**INPUT ROWS**.
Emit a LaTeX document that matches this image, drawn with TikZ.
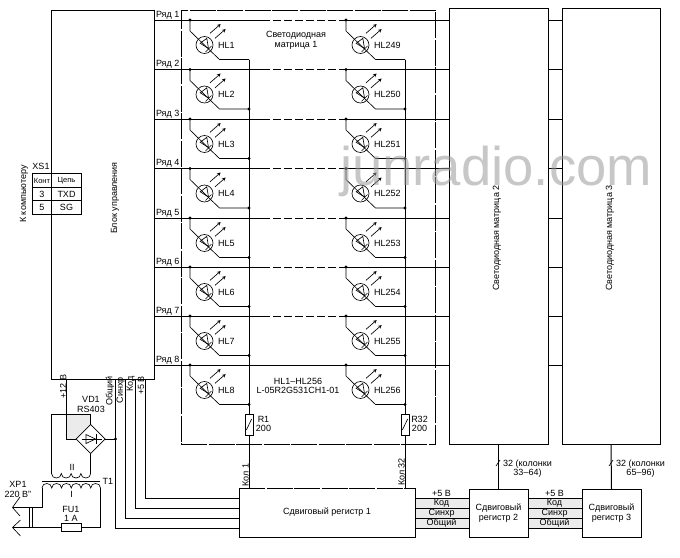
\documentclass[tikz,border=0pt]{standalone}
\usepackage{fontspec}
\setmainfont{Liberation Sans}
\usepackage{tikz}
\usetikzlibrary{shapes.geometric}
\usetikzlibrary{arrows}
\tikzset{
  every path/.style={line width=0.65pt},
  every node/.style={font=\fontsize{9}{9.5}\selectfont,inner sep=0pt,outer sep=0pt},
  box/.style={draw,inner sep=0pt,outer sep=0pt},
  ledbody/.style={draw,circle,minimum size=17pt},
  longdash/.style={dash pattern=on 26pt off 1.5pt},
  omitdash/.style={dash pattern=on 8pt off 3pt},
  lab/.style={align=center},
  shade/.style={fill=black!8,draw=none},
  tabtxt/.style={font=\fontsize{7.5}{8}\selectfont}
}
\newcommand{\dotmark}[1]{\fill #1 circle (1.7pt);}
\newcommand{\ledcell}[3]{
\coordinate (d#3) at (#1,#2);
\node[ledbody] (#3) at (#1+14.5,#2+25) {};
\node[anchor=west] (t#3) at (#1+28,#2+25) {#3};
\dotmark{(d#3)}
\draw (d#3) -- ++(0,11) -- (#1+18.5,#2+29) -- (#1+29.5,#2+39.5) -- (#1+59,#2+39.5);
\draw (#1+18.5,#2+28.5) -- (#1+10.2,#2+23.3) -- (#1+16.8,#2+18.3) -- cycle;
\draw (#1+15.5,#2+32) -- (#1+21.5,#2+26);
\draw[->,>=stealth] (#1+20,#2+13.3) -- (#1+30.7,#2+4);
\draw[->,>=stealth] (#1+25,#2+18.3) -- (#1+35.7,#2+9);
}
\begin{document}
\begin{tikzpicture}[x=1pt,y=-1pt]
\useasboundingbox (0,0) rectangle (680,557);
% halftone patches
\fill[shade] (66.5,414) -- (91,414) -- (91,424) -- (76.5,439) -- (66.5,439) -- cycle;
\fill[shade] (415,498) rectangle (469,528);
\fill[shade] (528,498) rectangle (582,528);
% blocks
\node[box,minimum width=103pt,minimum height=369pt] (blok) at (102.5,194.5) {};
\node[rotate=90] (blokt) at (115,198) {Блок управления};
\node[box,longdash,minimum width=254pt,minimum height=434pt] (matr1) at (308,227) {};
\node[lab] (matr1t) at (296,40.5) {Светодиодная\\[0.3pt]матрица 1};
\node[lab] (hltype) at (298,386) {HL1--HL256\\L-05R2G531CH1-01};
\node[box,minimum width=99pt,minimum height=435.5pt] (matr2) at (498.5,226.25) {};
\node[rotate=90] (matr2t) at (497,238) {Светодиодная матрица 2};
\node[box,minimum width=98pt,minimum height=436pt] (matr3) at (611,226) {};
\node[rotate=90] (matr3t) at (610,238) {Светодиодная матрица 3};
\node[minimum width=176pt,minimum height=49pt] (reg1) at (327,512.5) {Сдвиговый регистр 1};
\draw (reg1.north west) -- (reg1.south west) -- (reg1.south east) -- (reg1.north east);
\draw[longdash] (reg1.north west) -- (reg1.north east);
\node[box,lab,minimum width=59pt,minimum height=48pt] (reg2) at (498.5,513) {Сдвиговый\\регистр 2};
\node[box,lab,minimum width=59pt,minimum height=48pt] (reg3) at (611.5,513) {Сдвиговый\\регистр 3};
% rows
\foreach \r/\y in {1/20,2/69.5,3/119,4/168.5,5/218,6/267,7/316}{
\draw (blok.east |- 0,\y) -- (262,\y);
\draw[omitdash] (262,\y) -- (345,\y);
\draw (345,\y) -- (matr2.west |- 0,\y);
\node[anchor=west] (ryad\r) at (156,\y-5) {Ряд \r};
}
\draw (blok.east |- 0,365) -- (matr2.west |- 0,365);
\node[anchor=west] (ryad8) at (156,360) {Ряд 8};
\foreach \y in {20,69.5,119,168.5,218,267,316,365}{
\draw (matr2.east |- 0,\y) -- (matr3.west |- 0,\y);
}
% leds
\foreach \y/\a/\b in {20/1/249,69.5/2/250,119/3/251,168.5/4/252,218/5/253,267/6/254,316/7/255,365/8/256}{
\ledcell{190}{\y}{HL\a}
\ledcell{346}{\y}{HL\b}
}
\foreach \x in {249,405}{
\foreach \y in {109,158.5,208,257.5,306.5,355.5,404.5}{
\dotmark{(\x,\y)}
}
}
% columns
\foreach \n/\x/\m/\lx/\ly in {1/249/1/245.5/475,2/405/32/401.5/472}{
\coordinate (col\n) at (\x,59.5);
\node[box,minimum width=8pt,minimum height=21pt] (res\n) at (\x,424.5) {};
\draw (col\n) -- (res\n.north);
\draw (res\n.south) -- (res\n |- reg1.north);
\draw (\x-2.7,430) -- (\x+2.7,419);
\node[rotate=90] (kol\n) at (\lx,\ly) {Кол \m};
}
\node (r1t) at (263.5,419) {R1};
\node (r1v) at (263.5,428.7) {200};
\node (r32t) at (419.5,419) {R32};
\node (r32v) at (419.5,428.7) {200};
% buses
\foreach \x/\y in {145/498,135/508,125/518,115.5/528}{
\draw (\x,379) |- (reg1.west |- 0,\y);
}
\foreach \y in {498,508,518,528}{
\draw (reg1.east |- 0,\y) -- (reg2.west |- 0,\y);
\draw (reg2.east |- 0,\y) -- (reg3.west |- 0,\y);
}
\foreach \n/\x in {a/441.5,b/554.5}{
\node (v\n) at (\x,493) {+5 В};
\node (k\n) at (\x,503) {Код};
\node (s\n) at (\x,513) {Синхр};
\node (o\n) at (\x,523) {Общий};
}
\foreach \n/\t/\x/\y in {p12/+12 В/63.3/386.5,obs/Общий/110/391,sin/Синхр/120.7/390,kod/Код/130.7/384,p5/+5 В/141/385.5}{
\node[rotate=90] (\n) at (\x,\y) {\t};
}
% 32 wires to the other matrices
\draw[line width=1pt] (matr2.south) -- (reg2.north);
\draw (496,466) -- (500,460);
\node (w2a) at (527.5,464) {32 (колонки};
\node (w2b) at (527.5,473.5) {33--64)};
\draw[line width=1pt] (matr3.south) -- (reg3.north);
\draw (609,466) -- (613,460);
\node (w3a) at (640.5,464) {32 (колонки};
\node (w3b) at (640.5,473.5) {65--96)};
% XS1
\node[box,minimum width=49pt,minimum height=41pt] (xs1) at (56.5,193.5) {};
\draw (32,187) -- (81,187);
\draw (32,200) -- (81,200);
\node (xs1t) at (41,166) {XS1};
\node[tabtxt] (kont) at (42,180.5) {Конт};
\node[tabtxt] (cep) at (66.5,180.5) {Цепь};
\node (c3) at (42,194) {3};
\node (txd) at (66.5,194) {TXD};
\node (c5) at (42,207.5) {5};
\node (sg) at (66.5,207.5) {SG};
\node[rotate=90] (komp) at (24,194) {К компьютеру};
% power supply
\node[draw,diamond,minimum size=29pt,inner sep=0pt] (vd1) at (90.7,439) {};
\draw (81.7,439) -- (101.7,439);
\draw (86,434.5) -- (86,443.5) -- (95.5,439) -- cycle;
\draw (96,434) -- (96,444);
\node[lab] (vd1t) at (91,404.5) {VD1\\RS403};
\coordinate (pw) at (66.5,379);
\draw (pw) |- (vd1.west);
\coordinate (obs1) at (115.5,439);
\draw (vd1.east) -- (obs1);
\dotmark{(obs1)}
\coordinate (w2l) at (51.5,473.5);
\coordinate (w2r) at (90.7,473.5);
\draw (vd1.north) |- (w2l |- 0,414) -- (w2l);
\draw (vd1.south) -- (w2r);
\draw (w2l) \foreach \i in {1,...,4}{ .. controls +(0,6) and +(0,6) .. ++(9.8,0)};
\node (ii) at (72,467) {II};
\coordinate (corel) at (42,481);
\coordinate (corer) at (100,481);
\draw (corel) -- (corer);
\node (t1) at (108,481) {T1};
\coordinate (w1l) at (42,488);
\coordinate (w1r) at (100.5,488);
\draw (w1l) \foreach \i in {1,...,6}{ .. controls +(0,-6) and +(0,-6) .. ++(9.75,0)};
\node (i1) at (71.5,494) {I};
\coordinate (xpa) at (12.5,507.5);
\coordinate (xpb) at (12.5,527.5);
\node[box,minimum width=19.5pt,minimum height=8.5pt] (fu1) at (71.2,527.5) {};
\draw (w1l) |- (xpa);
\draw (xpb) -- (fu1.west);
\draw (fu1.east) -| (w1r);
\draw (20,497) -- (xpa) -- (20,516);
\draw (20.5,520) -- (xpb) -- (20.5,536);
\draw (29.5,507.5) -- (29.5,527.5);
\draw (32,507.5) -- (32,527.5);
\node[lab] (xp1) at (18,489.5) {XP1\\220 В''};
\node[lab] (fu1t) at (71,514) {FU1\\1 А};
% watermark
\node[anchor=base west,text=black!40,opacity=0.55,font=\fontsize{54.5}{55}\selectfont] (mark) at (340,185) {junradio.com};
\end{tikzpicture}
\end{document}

...

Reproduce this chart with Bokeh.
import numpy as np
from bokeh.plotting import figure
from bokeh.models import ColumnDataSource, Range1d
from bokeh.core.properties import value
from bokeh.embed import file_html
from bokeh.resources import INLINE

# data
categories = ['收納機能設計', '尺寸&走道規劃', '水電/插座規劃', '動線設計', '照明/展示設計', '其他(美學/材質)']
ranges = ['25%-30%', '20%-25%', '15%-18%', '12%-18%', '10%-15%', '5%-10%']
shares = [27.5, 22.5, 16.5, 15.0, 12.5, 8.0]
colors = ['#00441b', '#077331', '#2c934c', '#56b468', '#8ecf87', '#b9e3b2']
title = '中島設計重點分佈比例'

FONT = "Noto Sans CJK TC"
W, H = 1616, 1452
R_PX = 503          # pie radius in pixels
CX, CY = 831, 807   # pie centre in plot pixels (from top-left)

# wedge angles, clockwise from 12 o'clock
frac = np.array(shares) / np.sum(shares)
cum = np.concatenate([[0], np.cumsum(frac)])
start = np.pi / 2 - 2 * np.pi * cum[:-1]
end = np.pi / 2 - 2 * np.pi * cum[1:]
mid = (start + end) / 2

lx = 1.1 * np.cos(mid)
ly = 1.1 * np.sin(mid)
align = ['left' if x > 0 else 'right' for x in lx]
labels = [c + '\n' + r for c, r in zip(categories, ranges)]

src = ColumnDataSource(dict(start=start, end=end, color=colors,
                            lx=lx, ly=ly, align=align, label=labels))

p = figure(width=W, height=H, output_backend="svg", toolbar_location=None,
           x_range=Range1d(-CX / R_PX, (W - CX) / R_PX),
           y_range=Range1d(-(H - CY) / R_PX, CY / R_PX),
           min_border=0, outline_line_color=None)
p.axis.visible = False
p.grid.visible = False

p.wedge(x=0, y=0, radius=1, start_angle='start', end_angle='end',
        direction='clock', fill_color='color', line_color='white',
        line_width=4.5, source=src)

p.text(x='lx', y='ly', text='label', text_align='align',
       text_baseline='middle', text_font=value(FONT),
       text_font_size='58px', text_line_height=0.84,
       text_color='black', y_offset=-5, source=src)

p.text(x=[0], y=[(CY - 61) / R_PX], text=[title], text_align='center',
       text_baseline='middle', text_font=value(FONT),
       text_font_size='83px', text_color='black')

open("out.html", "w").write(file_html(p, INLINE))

* * *

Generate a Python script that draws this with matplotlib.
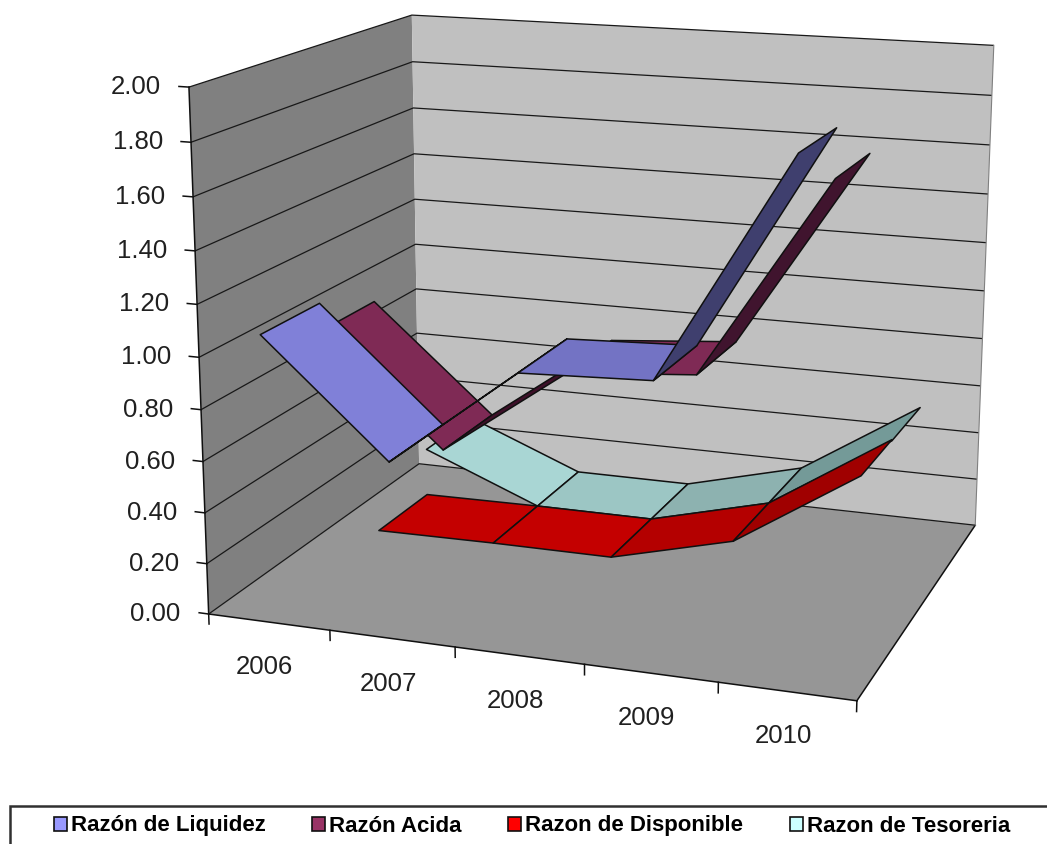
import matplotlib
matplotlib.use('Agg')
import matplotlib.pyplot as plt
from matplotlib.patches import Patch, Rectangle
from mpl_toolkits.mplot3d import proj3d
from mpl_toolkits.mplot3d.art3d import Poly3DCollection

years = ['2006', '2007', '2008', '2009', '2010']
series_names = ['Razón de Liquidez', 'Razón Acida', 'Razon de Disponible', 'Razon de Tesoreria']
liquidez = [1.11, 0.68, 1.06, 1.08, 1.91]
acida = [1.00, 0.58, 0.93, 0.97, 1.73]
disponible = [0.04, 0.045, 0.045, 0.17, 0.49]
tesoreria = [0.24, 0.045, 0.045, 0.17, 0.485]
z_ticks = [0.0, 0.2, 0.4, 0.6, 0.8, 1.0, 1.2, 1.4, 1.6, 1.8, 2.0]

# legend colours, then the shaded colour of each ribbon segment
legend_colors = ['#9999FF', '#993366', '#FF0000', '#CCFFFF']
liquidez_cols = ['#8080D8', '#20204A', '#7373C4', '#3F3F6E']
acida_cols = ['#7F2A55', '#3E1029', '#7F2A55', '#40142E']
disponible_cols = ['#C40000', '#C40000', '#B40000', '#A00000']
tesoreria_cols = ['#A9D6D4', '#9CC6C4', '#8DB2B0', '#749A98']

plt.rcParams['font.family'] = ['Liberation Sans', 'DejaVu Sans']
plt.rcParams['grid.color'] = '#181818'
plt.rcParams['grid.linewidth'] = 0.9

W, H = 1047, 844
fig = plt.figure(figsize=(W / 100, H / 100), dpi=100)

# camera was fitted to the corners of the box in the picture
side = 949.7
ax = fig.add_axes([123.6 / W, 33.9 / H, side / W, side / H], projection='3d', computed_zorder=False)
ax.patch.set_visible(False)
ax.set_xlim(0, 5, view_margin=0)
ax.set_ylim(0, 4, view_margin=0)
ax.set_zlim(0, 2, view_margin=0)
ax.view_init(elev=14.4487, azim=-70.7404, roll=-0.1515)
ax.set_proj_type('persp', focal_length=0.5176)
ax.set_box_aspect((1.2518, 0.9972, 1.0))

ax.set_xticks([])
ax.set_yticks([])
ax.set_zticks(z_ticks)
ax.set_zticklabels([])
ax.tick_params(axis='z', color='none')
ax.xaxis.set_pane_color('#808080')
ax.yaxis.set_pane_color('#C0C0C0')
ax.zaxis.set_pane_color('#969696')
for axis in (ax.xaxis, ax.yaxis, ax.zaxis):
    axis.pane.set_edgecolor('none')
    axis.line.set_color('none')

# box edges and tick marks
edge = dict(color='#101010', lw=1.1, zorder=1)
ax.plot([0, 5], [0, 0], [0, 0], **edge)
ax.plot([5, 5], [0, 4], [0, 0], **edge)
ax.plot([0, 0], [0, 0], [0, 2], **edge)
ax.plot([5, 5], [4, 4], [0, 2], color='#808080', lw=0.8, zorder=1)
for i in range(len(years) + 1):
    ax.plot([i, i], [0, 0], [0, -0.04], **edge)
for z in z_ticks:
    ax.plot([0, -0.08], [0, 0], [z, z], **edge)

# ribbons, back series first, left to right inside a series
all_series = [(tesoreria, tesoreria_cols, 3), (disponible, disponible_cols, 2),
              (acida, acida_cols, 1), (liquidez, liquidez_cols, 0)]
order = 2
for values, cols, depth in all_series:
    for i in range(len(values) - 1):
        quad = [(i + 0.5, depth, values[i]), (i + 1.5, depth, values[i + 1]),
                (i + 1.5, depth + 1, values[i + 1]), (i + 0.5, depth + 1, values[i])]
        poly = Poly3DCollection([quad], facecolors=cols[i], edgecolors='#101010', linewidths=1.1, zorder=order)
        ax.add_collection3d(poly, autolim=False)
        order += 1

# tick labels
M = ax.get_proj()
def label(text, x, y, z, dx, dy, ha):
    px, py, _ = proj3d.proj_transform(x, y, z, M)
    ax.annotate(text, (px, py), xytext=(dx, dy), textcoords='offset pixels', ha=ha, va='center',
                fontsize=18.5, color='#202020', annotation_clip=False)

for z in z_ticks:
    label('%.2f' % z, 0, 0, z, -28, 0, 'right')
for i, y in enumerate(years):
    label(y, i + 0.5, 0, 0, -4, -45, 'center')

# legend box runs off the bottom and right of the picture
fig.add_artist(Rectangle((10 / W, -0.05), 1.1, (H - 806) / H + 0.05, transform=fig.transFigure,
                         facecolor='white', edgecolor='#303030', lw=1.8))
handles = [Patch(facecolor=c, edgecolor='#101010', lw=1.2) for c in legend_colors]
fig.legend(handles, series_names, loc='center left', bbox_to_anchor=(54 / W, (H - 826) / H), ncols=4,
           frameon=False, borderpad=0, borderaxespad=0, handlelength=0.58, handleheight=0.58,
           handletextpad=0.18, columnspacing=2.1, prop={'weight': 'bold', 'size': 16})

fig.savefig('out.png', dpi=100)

**YOUR TASK**.
Retype only what lies between the line bearing "Reproduce this chart with Bokeh." and the line bearing "labels = [c", keeping both of those lines.

**RESPONSE**.
Reproduce this chart with Bokeh.
import numpy as np
from bokeh.plotting import figure
from bokeh.models import ColumnDataSource, Range1d
from bokeh.core.properties import value
from bokeh.embed import file_html
from bokeh.resources import INLINE

# data
categories = ['收納機能設計', '尺寸&走道規劃', '水電/插座規劃', '動線設計', '照明/展示設計', '其他(美學/材質)']
ranges = ['25%-30%', '20%-25%', '15%-18%', '12%-18%', '10%-15%', '5%-10%']
shares = [27.5, 22.5, 16.5, 15.0, 12.5, 8.0]
colors = ['#00441b', '#077331', '#2c934c', '#56b468', '#8ecf87', '#b9e3b2']
title = '中島設計重點分佈比例'

FONT = "Noto Sans CJK TC"
W, H = 1616, 1452
R_PX = 503          # pie radius in pixels
CX, CY = 831, 807   # pie centre in plot pixels (from top-left)

# wedge angles, clockwise from 12 o'clock
frac = np.array(shares) / np.sum(shares)
cum = np.concatenate([[0], np.cumsum(frac)])
start = np.pi / 2 - 2 * np.pi * cum[:-1]
end = np.pi / 2 - 2 * np.pi * cum[1:]
mid = (start + end) / 2

lx = 1.1 * np.cos(mid)
ly = 1.1 * np.sin(mid)
align = ['left' if x > 0 else 'right' for x in lx]
labels = [c + '\n' + r for c, r in zip(categories, ranges)]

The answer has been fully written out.